- _What you are asked to do_:
Give the number of lines containing the word "matplotlib", and nothing else.

::::

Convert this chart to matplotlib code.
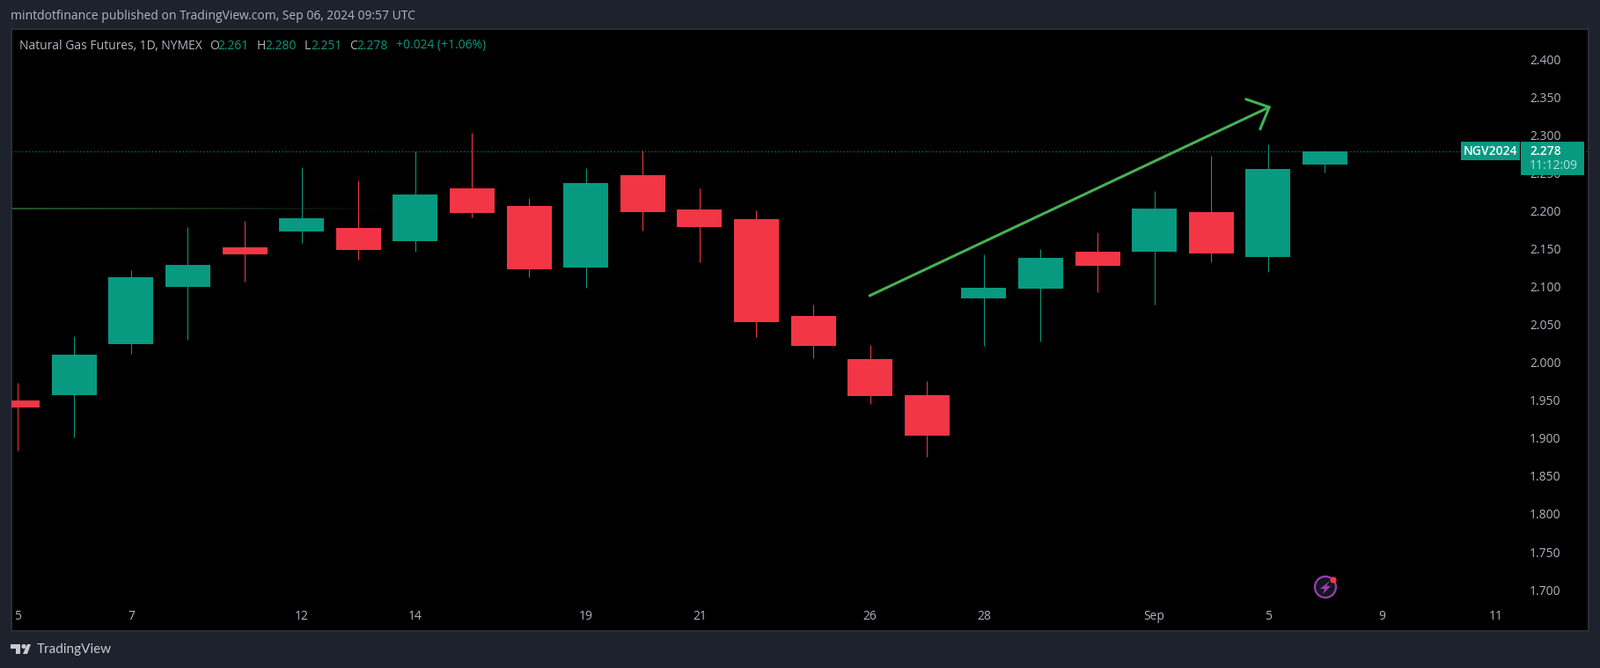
#!/usr/bin/env python
import matplotlib
matplotlib.use('Agg')
import matplotlib.pyplot as plt
import numpy as np
from matplotlib.patches import Circle, Polygon, Rectangle

matplotlib.rcParams['font.family'] = 'Open Sans'

W, H = 1818, 759

# daily candles
opens = [1.950, 1.957, 2.024, 2.100, 2.152, 2.173, 2.177, 2.160, 2.230, 2.206, 2.125, 2.247,
         2.202, 2.189, 2.061, 2.004, 1.957, 2.084, 2.097, 2.146, 2.146, 2.198, 2.139, 2.261]
highs = [1.973, 2.034, 2.121, 2.179, 2.187, 2.257, 2.240, 2.278, 2.303, 2.217, 2.256, 2.279,
         2.229, 2.201, 2.076, 2.023, 1.975, 2.142, 2.150, 2.171, 2.226, 2.272, 2.288, 2.280]
lows = [1.883, 1.901, 2.011, 2.030, 2.107, 2.158, 2.135, 2.146, 2.191, 2.112, 2.098, 2.174,
        2.132, 2.033, 2.006, 1.945, 1.876, 2.022, 2.027, 2.093, 2.076, 2.132, 2.119, 2.251]
closes = [1.941, 2.010, 2.112, 2.128, 2.143, 2.190, 2.148, 2.221, 2.197, 2.123, 2.237, 2.198,
          2.178, 2.053, 2.022, 1.956, 1.903, 2.098, 2.138, 2.127, 2.203, 2.144, 2.255, 2.278]

x_tick_pos = [0, 2, 5, 7, 10, 12, 15, 17, 20, 22, 24, 26]
x_tick_labels = ['5', '7', '12', '14', '19', '21', '26', '28', 'Sep', '5', '9', '11']
y_ticks = [1.70, 1.75, 1.80, 1.85, 1.90, 1.95, 2.00, 2.05, 2.10, 2.15, 2.20, 2.25, 2.30, 2.35, 2.40]

last_price = 2.278
old_level = 2.2032
old_level_end = 6.7
arrow_x = [14.99, 22.02]
arrow_y = [2.0879, 2.3367]
head_x = [21.61, 22.02, 21.86]
head_y = [2.3472, 2.3367, 2.3077]

BG = '#1e222d'
BORDER = '#2a2e39'
UP = '#089981'
DOWN = '#f23645'
TEXT = '#b2b5be'
ARROW = '#45b255'

# panel in pixels
left, right, top, bottom = 13, 1805, 33, 717
# pixel mapping of the scales
x0_px, step_px = 19.7, 64.6
y_400, y_170 = 67.2, 670.1
per_price = (y_170 - y_400) / 0.70

fig = plt.figure(figsize=(W / 100, H / 100), dpi=100, facecolor=BG)
ax = fig.add_axes([left / W, 1 - bottom / H, (right - left) / W, (bottom - top) / H], facecolor='black')
ax.set_xlim((left - x0_px) / step_px, (right - x0_px) / step_px)
ax.set_ylim(2.40 - (bottom - y_400) / per_price, 2.40 + (y_400 - top) / per_price)

for s in ax.spines.values():
    s.set_color(BORDER)
    s.set_linewidth(1.5)

# candles
for i in range(len(opens)):
    c = UP if closes[i] >= opens[i] else DOWN
    ax.vlines(i, lows[i], highs[i], color=c, linewidth=0.75, zorder=2)
    ax.bar(i, abs(closes[i] - opens[i]), bottom=min(opens[i], closes[i]), width=0.79, color=c, linewidth=0, zorder=3)

# price lines
ax.axhline(last_price, color=UP, linewidth=0.8, linestyle=(0, (1, 2.5)), zorder=1)
# the old level fades out to the right
edges = np.linspace(-0.2, old_level_end, 41)
for k in range(40):
    ax.plot(edges[k:k + 2], [old_level, old_level], color='#2f7a3a', linewidth=1.2,
            alpha=0.85 * (1 - k / 40), solid_capstyle='butt', zorder=1)

# drawn arrow
ax.plot(arrow_x, arrow_y, color=ARROW, linewidth=2.2, solid_capstyle='round', zorder=4)
ax.plot(head_x, head_y, color=ARROW, linewidth=2.2, solid_capstyle='round', solid_joinstyle='round', zorder=4)

# axes text inside the panel
ax.yaxis.tick_right()
ax.set_yticks(y_ticks)
ax.set_yticklabels(['%.3f' % v for v in y_ticks], color=TEXT, fontsize=10)
for lab in ax.get_yticklabels():
    lab.set_verticalalignment('center_baseline')
ax.tick_params(axis='y', length=0, pad=-48.2)
ax.set_xticks(x_tick_pos)
ax.set_xticklabels(x_tick_labels, color=TEXT, fontsize=10)
ax.tick_params(axis='x', length=0, pad=-17)

# header text
fig.text(12 / W, 1 - 19 / H, 'mintdotfinance published on TradingView.com, Sep 06, 2024 09:57 UTC',
         color=TEXT, fontsize=10, va='center')
y_leg = 1 - 52 / H
legend_parts = [(22, 'Natural Gas Futures, 1D, NYMEX', TEXT), (238, 'O', TEXT), (247, '2.261', UP),
                (292, 'H', TEXT), (301, '2.280', UP), (346, 'L', TEXT), (353, '2.251', UP),
                (397, 'C', TEXT), (405, '2.278', UP), (450, '+0.024 (+1.06%)', UP)]
for px, s, c in legend_parts:
    fig.text(px / W, y_leg, s, color=c, fontsize=10, va='center')

# price tags
fig.add_artist(Rectangle((1660 / W, 1 - 182 / H), 67 / W, 21 / H, transform=fig.transFigure,
                         facecolor=UP, edgecolor='none', zorder=5))
fig.add_artist(Rectangle((1728 / W, 1 - 199 / H), 72 / W, 38 / H, transform=fig.transFigure,
                         facecolor=UP, edgecolor='none', zorder=5))
fig.text(1693.5 / W, 1 - 172 / H, 'NGV2024', color='white', fontsize=10, fontweight='semibold', ha='center', va='center', zorder=6)
fig.text(1738 / W, 1 - 172 / H, '2.278', color='white', fontsize=10, fontweight='semibold', va='center', zorder=6)
fig.text(1738 / W, 1 - 189 / H, '11:12:09', color='#b5e0d8', fontsize=10, va='center', zorder=6)

# bolt badge
ax_px = fig.add_axes([0, 0, 1, 1], facecolor='none')
ax_px.set_xlim(0, W)
ax_px.set_ylim(H, 0)
ax_px.axis('off')
ax_px.add_patch(Circle((1506, 667), 12, facecolor='#131722', edgecolor='#9c3fb0', linewidth=1.6))
ax_px.add_patch(Polygon([(1511, 660), (1500, 669), (1505, 669), (1503, 675), (1512, 666), (1507, 666)],
                        facecolor='#9c3fb0', edgecolor='none'))
ax_px.add_patch(Circle((1515, 659), 3.6, facecolor=DOWN, edgecolor='none'))

# logo
LOGO = '#c8cad1'
ax_px.add_patch(Polygon([(12, 732), (23, 732), (23, 743), (18, 743), (18, 737), (12, 737)], facecolor=LOGO, edgecolor='none'))
ax_px.add_patch(Circle((27, 734.5), 2.6, facecolor=LOGO, edgecolor='none'))
ax_px.add_patch(Polygon([(26, 743), (31, 732), (35, 732), (31, 743)], facecolor=LOGO, edgecolor='none'))
fig.text(42 / W, 1 - 738 / H, 'TradingView', color=LOGO, fontsize=11, family='Lato', va='center')

fig.savefig('out.png', dpi=100, facecolor=BG)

::::

- _Answer to the task_:
6